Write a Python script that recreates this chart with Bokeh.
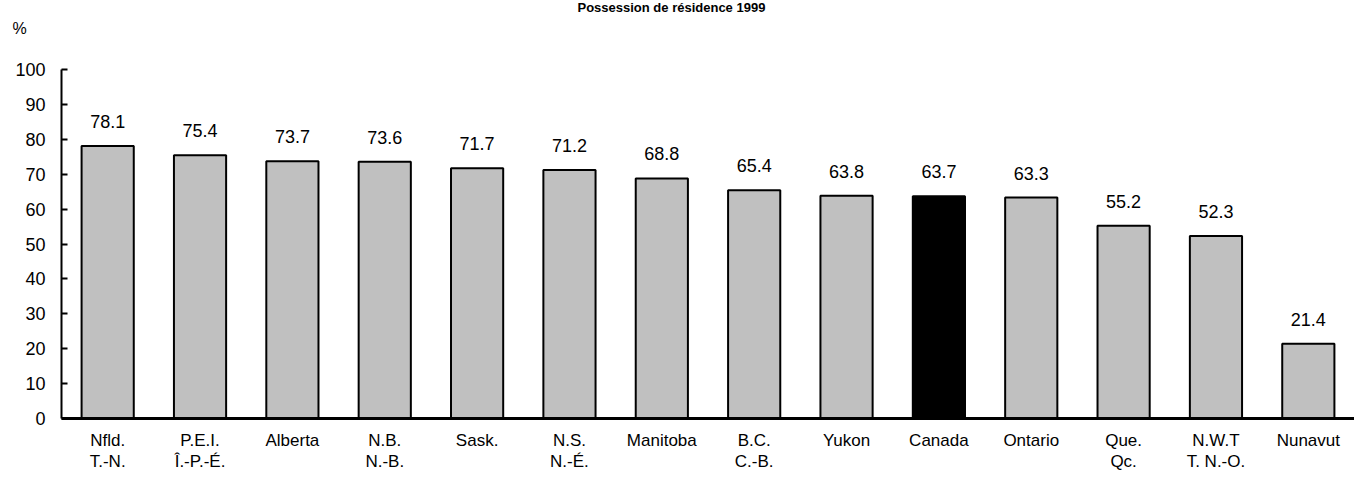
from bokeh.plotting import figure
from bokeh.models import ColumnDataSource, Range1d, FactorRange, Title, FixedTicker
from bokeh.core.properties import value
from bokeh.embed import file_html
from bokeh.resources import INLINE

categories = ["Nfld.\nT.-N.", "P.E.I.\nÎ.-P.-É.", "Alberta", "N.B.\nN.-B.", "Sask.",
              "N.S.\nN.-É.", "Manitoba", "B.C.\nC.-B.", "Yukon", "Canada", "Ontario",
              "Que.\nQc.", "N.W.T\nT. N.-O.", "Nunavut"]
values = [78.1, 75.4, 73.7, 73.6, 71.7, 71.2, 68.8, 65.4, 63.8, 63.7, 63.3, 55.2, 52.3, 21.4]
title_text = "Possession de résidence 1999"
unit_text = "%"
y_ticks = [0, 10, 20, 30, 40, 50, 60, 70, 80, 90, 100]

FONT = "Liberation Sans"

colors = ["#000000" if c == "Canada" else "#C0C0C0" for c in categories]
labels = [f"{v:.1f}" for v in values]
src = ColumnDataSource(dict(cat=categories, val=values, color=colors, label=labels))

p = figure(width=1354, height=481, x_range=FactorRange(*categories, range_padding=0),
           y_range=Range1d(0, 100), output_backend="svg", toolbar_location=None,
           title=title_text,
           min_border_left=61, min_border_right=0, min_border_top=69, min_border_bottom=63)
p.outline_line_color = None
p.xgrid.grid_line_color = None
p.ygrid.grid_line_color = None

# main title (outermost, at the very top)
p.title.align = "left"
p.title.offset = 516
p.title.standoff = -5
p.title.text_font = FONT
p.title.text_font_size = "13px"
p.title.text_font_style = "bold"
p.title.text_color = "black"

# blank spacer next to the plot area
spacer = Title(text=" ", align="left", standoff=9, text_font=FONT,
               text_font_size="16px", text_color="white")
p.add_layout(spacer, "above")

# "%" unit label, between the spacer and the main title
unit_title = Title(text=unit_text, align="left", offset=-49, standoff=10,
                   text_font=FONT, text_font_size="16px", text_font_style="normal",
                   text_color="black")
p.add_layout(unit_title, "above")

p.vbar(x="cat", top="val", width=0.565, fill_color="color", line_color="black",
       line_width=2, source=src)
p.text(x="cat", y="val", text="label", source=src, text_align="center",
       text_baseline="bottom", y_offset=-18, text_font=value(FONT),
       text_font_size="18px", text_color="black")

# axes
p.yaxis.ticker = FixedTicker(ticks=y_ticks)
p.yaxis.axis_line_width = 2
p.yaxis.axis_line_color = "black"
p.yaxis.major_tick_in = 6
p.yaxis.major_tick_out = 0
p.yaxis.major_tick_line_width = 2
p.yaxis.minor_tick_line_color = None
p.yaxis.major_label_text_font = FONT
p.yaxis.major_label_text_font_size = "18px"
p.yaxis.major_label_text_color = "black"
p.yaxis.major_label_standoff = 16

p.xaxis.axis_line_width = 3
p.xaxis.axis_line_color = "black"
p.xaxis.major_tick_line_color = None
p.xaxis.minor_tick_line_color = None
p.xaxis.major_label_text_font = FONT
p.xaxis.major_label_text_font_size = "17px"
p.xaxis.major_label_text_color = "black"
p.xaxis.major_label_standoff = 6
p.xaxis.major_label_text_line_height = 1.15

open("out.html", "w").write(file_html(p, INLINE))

> _BRIEF_: Reproduce the listing exactly. Leave its pictures out.

> _THE RESPONSE_:
Write a Python script that recreates this chart with Bokeh.
from bokeh.plotting import figure
from bokeh.models import ColumnDataSource, Range1d, FactorRange, Title, FixedTicker
from bokeh.core.properties import value
from bokeh.embed import file_html
from bokeh.resources import INLINE

categories = ["Nfld.\nT.-N.", "P.E.I.\nÎ.-P.-É.", "Alberta", "N.B.\nN.-B.", "Sask.",
              "N.S.\nN.-É.", "Manitoba", "B.C.\nC.-B.", "Yukon", "Canada", "Ontario",
              "Que.\nQc.", "N.W.T\nT. N.-O.", "Nunavut"]
values = [78.1, 75.4, 73.7, 73.6, 71.7, 71.2, 68.8, 65.4, 63.8, 63.7, 63.3, 55.2, 52.3, 21.4]
title_text = "Possession de résidence 1999"
unit_text = "%"
y_ticks = [0, 10, 20, 30, 40, 50, 60, 70, 80, 90, 100]

FONT = "Liberation Sans"

colors = ["#000000" if c == "Canada" else "#C0C0C0" for c in categories]
labels = [f"{v:.1f}" for v in values]
src = ColumnDataSource(dict(cat=categories, val=values, color=colors, label=labels))

p = figure(width=1354, height=481, x_range=FactorRange(*categories, range_padding=0),
           y_range=Range1d(0, 100), output_backend="svg", toolbar_location=None,
           title=title_text,
           min_border_left=61, min_border_right=0, min_border_top=69, min_border_bottom=63)
p.outline_line_color = None
p.xgrid.grid_line_color = None
p.ygrid.grid_line_color = None

# main title (outermost, at the very top)
p.title.align = "left"
p.title.offset = 516
p.title.standoff = -5
p.title.text_font = FONT
p.title.text_font_size = "13px"
p.title.text_font_style = "bold"
p.title.text_color = "black"

# blank spacer next to the plot area
spacer = Title(text=" ", align="left", standoff=9, text_font=FONT,
               text_font_size="16px", text_color="white")
p.add_layout(spacer, "above")

# "%" unit label, between the spacer and the main title
unit_title = Title(text=unit_text, align="left", offset=-49, standoff=10,
                   text_font=FONT, text_font_size="16px", text_font_style="normal",
                   text_color="black")
p.add_layout(unit_title, "above")

p.vbar(x="cat", top="val", width=0.565, fill_color="color", line_color="black",
       line_width=2, source=src)
p.text(x="cat", y="val", text="label", source=src, text_align="center",
       text_baseline="bottom", y_offset=-18, text_font=value(FONT),
       text_font_size="18px", text_color="black")

# axes
p.yaxis.ticker = FixedTicker(ticks=y_ticks)
p.yaxis.axis_line_width = 2
p.yaxis.axis_line_color = "black"
p.yaxis.major_tick_in = 6
p.yaxis.major_tick_out = 0
p.yaxis.major_tick_line_width = 2
p.yaxis.minor_tick_line_color = None
p.yaxis.major_label_text_font = FONT
p.yaxis.major_label_text_font_size = "18px"
p.yaxis.major_label_text_color = "black"
p.yaxis.major_label_standoff = 16

p.xaxis.axis_line_width = 3
p.xaxis.axis_line_color = "black"
p.xaxis.major_tick_line_color = None
p.xaxis.minor_tick_line_color = None
p.xaxis.major_label_text_font = FONT
p.xaxis.major_label_text_font_size = "17px"
p.xaxis.major_label_text_color = "black"
p.xaxis.major_label_standoff = 6
p.xaxis.major_label_text_line_height = 1.15

open("out.html", "w").write(file_html(p, INLINE))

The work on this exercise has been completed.